MORE THAN one fifth of teenage boys in Ireland don't believe that it's always necessary to get consent prior to sexual activity, according to new research.
A study conducted by the National University of Ireland in Galway surveyed over 600 transition and fifth-year students around the country, asking them about their perceptions of consenting to sex.
While 93% of teenage girls said they felt that consent was necessary for sex, that figure dropped to 79% for teenage boys.
When asked specifically about verbal consent, just 58% of boys said they thought it was necessary, with 67% of girls saying the same.
The study also revealed that 60% of all respondents agreed that 'non-verbal cues' could qualify as a valid form of consent prior to sexual acts.
A number of 'barriers' were identified as reasons why an individual might not give or ask for consent. 47% of students said the topic would make them 'uncomfortable', while the same number said it would make them feel 'afraid'. 12% revealed that 'pressure' might cause them to avoid the topic too.
The study showed that girls were more concerned with disappointing their partner, while boys were more concerned about rejection.
Elsewhere, 90% of respondents agreed that there was a need to talk about consent even when in a relationship, while 98% agreed that it was ok to say 'no' to unwanted sexual activity - a figure that researcher Dr Pádraig MacNeela said was "very encouraging".

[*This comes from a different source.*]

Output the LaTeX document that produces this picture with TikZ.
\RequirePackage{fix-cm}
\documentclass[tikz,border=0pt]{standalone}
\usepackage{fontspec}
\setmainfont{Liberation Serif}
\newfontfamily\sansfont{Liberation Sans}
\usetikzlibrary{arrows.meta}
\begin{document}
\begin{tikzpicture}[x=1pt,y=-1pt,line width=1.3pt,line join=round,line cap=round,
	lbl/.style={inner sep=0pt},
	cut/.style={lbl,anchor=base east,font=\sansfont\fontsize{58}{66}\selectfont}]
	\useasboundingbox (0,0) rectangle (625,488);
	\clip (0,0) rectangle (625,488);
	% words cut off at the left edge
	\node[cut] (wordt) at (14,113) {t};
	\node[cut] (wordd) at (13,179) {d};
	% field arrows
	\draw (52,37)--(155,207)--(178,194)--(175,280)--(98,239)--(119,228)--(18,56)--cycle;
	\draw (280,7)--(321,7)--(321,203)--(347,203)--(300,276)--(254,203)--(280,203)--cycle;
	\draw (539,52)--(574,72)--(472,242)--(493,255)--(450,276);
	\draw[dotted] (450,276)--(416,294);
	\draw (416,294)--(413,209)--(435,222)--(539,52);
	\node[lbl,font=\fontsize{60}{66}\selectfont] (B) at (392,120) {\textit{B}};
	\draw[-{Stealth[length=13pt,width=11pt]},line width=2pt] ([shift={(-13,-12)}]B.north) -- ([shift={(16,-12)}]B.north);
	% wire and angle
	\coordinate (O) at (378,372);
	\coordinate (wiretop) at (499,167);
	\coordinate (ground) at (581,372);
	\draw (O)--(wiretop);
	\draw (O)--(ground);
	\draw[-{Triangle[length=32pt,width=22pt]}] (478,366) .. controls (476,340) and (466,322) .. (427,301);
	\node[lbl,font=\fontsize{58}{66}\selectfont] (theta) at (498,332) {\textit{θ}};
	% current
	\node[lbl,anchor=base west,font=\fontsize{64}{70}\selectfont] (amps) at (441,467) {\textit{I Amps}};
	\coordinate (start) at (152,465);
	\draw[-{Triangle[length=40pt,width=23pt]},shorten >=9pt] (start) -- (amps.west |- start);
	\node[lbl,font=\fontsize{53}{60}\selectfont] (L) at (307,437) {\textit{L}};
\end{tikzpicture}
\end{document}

The report feeds into a new Active Consent schools programme being launched in Ireland's schools next week, which aims to foster an "assertiveness" around the issue of consent prior to and during sexual activity.
Dr MacNeela noted that students held very clear views regarding the 'principle' of consent, but were less clear in their responses when posed with real-life scenarios.
The ultimate goal of the programme is to encourage students to follow the OMFG principle - which stands for Ongoing Mutual and Freely Given consent (do you see what they did there? ... if not, congratulations you have a pure soul).